The fed funds rate is one of the most important interest rates in the U.S. economy since it affects monetary and financial conditions, which in turn have a bearing on critical aspects of the broad economy including employment, growth, and inflation. The fed funds rate also influences short term interest rates, albeit indirectly, for everything from home and auto loans to credit cards, as lenders often set their rates based on the prime lending rate.  The prime lending rate is the lending rate at which banks charge their customers. The Federal Open Market Committee (FOMC) meets eight times a year, to set the fed funds rate, and uses open market operations to influence the supply of money to meet the target rate. A calendar of upcoming and past meetings as well as press releases from those meetings can be found here.

BREAKING DOWN 'Federal Funds Rate'

The FOMC increases the fed funds rate by decreasing the money supply in the system which pushes interest rates higher.
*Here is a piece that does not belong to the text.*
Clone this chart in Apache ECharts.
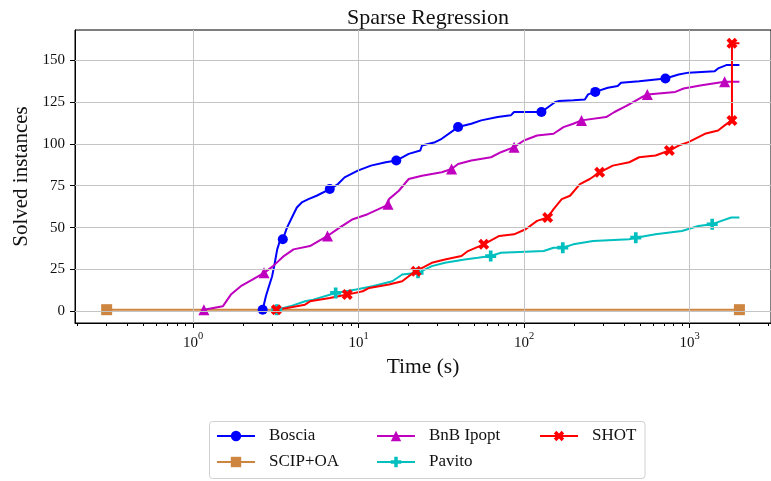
<!DOCTYPE html>
<html>
<head>
<meta charset="utf-8">
<style>
  html, body { margin: 0; padding: 0; background: #fff; }
  #chart { width: 771px; height: 481px; }
</style>
<script src="https://cdn.jsdelivr.net/npm/echarts@6/dist/echarts.min.js"></script>
</head>
<body>
<div id="chart"></div>
<script>
// Cumulative number of solved instances over solve time (log scale).
const seriesNames = ['Boscia', 'SCIP+OA', 'BnB Ipopt', 'Pavito', 'SHOT'];

const bosciaTime = [2.63, 2.75, 2.87, 3.00, 3.10, 3.22, 3.34, 3.48, 3.69, 3.95, 4.23, 4.53, 4.97, 5.57, 6.69,
  7.50, 8.22, 9.88, 11.86, 14.57, 16.88, 20.07, 23.57, 24.13, 28.96, 31.76, 39.89, 47.96, 55.03, 69.1,
  83.1, 86.9, 109.3, 127.2, 154.2, 161.3, 198.2, 232.8, 243.6, 269.2, 320.6, 367.9, 384.9, 495.6, 714.2,
  858.6, 984.9, 1419, 1487, 1667, 2000];
const bosciaSolved = [1, 9, 15, 21, 28, 37, 42, 43, 50, 56, 62, 65, 67, 69, 73,
  76, 80, 84, 87, 89, 90, 94, 96, 99, 101, 103, 110, 112, 114, 116,
  117, 119, 119, 119, 125, 125.5, 126, 126.5, 129.5, 131, 133.5, 134.5, 136.5, 137.4, 139,
  141.4, 142.5, 143.4, 145, 147, 147];
const bosciaMarks = [0, 7, 14, 20, 26, 33, 39, 44];

const scipTime = [0.3, 2000];
const scipSolved = [1, 1];
const scipMarks = [0, 1];

const bnbTime = [1.16, 1.51, 1.69, 1.94, 2.28, 2.68, 3.04, 3.53, 4.04, 5.08, 6.48, 7.67, 9.22, 11.33, 14.57,
  15.04, 15.25, 17.49, 20.07, 24.13, 31.76, 36.43, 39.89, 47.96, 63.1, 72.4, 86.9, 99.7, 119.7, 150.6,
  172.8, 198.2, 222.2, 313.2, 351.6, 412.3, 506.7, 555.4, 819.4, 919.5, 1182, 1628, 2000];
const bnbSolved = [1, 3, 10, 15, 19, 23, 27, 33, 37, 39, 45, 50, 55, 58, 63,
  64, 67, 72, 79, 81, 83, 85, 88, 90, 92, 95, 98, 102, 105, 106,
  110, 112, 114, 116, 119, 122.5, 127.5, 129.5, 131, 133, 135, 137, 137];
const bnbMarks = [0, 5, 10, 15, 21, 26, 32, 37, 41];

const pavitoTime = [3.2, 3.86, 4.74, 5.32, 7.26, 9.65, 12.14, 15.98, 18.33, 22.84, 27.68, 33.22, 43.74, 52.5,
  62.8, 72.4, 131.3, 150.6, 171.2, 198.2, 260.9, 431.9, 472.9, 622.6, 898.5, 1130, 1369, 1556, 1786, 2000];
const pavitoSolved = [1, 3, 6, 7, 11, 13, 15, 18, 22, 23, 27, 29, 31, 32,
  33, 35, 36, 38, 38, 40, 42, 43, 44, 46, 48, 51, 52, 54, 56, 56];
const pavitoMarks = [0, 4, 9, 14, 18, 22, 26];

const shotTime = [3.18, 3.69, 4.74, 5.08, 6.69, 8.53, 10.58, 11.58, 15.25, 18.33, 20.07, 22.22, 27.68, 33.22,
  41.8, 45.77, 57.0, 70.7, 86.9, 102.1, 119.7, 138.7, 150.6, 168.8, 189.4, 217.4, 249.4, 286.1, 343.5,
  431.9, 495.6, 622.6, 754.6, 858.6, 984.9, 1237, 1487, 1628, 1803, 1803, 2000];
const shotSolved = [1, 2, 4, 6, 8, 10, 12, 14, 16, 18, 21, 24, 29, 31,
  33, 36, 40, 45, 46, 49, 54, 56, 61, 67, 69, 76, 79, 83, 87,
  89, 92, 93, 96, 99, 101, 106, 108, 111, 114, 160, 160];
const shotMarks = [0, 5, 11, 16, 21, 27, 32, 38, 39];

// Axis ticks
const xMajorTicks = [1, 10, 100, 1000];
const xMinorTicks = [];
[0.1, 1, 10, 100, 1000].forEach(d => { for (let k = 2; k <= 9; k++) xMinorTicks.push(+(k * d).toPrecision(3)); });
const yTicks = [0, 25, 50, 75, 100, 125, 150];
const xMin = 0.1931, xMax = 3104;
const yMin = -6.95, yMax = 167.95;

const FONT = 'Liberation Serif';
const TXT = '#111';

const plusPath = 'path://M-1,-3L1,-3L1,-1L3,-1L3,1L1,1L1,3L-1,3L-1,1L-3,1L-3,-1L-1,-1Z';
const crossPath = 'path://M1,-2L2,-1L1,0L2,1L1,2L0,1L-1,2L-2,1L-1,0L-2,-1L-1,-2L0,-1Z';

function points(times, counts, marks) {
  return times.map((t, i) => marks.includes(i)
    ? { value: [t, counts[i]] }
    : { value: [t, counts[i]], symbol: 'none' });
}

function lineSeries(name, color, symbol, size, times, counts, marks) {
  return {
    name, type: 'line', z: 3,
    data: points(times, counts, marks),
    symbol, symbolSize: size, showAllSymbol: true,
    lineStyle: { color, width: 2 },
    itemStyle: { color, borderWidth: 0 },
    emphasis: { disabled: true },
    animation: false
  };
}

const chart = echarts.init(document.getElementById('chart'), null, { renderer: 'canvas' });

const legendBase = {
  orient: 'vertical', itemWidth: 38, itemHeight: 13, itemGap: 6, padding: 0, height: 55,
  textStyle: { fontFamily: FONT, fontSize: 17, color: TXT, lineHeight: 20, padding: [0, 0, 0, 9] },
  selectedMode: false
};

chart.setOption({
  animation: false,
  backgroundColor: '#fff',
  title: {
    text: 'Sparse Regression', left: 423, top: 2, textAlign: 'center',
    textStyle: { fontFamily: FONT, fontSize: 22, fontWeight: 'normal', color: TXT }
  },
  grid: { left: 75, top: 30, width: 705, height: 293, show: true, borderColor: '#000', borderWidth: 1, containLabel: false },
  legend: [
    Object.assign({ data: [seriesNames[0], seriesNames[1]], left: 216, top: 426 }, legendBase),
    Object.assign({ data: [seriesNames[2], seriesNames[3]], left: 376, top: 426 }, legendBase),
    Object.assign({ data: [seriesNames[4]], left: 539, top: 426 }, legendBase)
  ],
  graphic: [{
    type: 'rect', z: 100, silent: true,
    shape: { x: 209.5, y: 421.5, width: 435.5, height: 57, r: 3 },
    style: { fill: 'none', stroke: '#d0d0d0', lineWidth: 1 }
  }],
  xAxis: [{
    type: 'log', logBase: 10, min: xMin, max: xMax,
    name: 'Time (s)', nameLocation: 'middle', nameGap: 32,
    nameTextStyle: { fontFamily: FONT, fontSize: 21.5, color: TXT },
    axisLine: { show: true, onZero: false, lineStyle: { color: '#000', width: 1 } },
    axisTick: { show: true, inside: false, length: 5, customValues: xMajorTicks, lineStyle: { color: '#000', width: 1 } },
    minorTick: { show: false },
    splitLine: { show: false },
    axisLabel: {
      customValues: xMajorTicks, margin: 8,
      formatter: v => '{b|10}{s|' + Math.round(Math.log10(v)) + '}',
      rich: {
        b: { fontFamily: FONT, fontSize: 15, color: TXT, lineHeight: 20, verticalAlign: 'bottom' },
        s: { fontFamily: FONT, fontSize: 10.5, color: TXT, lineHeight: 12, verticalAlign: 'top' }
      }
    }
  }, {
    type: 'log', logBase: 10, min: xMin, max: xMax, position: 'bottom', gridIndex: 0,
    axisLine: { show: false, onZero: false },
    axisTick: { show: true, inside: false, length: 3, customValues: xMinorTicks, lineStyle: { color: '#000', width: 1 } },
    minorTick: { show: false },
    splitLine: { show: false },
    axisLabel: { show: false }
  }],
  yAxis: {
    type: 'value', min: yMin, max: yMax,
    name: 'Solved instances', nameLocation: 'middle', nameGap: 43,
    nameTextStyle: { fontFamily: FONT, fontSize: 21, color: TXT },
    axisLine: { show: true, onZero: false, lineStyle: { color: '#000', width: 1 } },
    axisTick: { show: true, inside: false, length: 5, customValues: yTicks, lineStyle: { color: '#000', width: 1 } },
    splitLine: { show: false },
    axisLabel: { customValues: yTicks, margin: 10, fontFamily: FONT, fontSize: 15, color: TXT }
  },
  series: [
    {
      name: 'grid', type: 'line', data: [], z: 1, silent: true,
      markLine: {
        silent: true, symbol: 'none', label: { show: false }, animation: false,
        lineStyle: { color: '#c4c4c4', width: 1, type: 'solid' },
        emphasis: { disabled: true },
        data: xMajorTicks.map(v => ({ xAxis: v })).concat(yTicks.map(v => ({ yAxis: v })))
      }
    },
    lineSeries(seriesNames[0], '#0000ff', 'circle', 10, bosciaTime, bosciaSolved, bosciaMarks),
    lineSeries(seriesNames[1], '#cd853f', 'rect', 11, scipTime, scipSolved, scipMarks),
    lineSeries(seriesNames[2], '#bf00bf', 'triangle', 11, bnbTime, bnbSolved, bnbMarks),
    lineSeries(seriesNames[3], '#00bfbf', plusPath, 11, pavitoTime, pavitoSolved, pavitoMarks),
    lineSeries(seriesNames[4], '#ff0000', crossPath, 11, shotTime, shotSolved, shotMarks)
  ]
});
</script>
</body>
</html>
This lowers the market equilibrium level of supply and demand for money. This is referred to as contractionary monetary policy. The fed funds rate is lifted in times of economic expansion and is used to cool inflation. On the contrary, the FOMC will increase the money supply to lower the target rate when the economy is sluggish, and inflation is benign. This is referred to as expansionist monetary policy.

Banks and other depository institutions maintain accounts at the Federal Reserve to make payments for themselves or on behalf of their customers. The end-of-the-day balances in these accounts are used to meet the reserve requirements mandated by the Federal Reserve. If a depository institution expects to have excess end-of-day balance than it needs, it will lend the excess amount to an institution that expects to have a shortfall in its balance. The federal funds rate thus represents the interest rate charged by the lending institution.
 
The target for the federal funds rate – which as noted earlier is set by the FOMC – has varied widely over the years in response to prevailing economic conditions. While it was as high as 20% in the early 1980s, the rate has declined steadily since then, and in 2008, to tackle the Great Recession, the Federal Reserve entered uncharted territory. 

Zero Interest Rate Policy

In response to the Great Recession, the Federal Reserve slashed the fed funds rate to a record low of zero (target of 0 to 0.25%). In the space of 12-months, the fed funds rate was reduced by 425 basis points. As the U.S. worked its way out of recession the fed funds rate remained at zero for nine years as policymakers remained cautious. It wasn't until December 2015, when Fed Chairperson Janet Yellen and the committee shifted the target rate higher for the first time since 2006. In January, 2018, President Trump chose to replace Yellen as Fed Chairperson and nominated Jerome Powell as Chairman of the FOMC. Powell and the FOMC have continued to raise rates and have signaled further increases through 2018.

Global Policy Rates

Benchmark interest rates around the world are different for different countries and economies. The European Central Bank (ECB) sets three separate policy rates; a deposit rate, a refinancing rate, and a marginal lending rate. The Bank of England (BoE) sets a base rate and the Bank of Japan (BoJ) sets a short-term interest rate.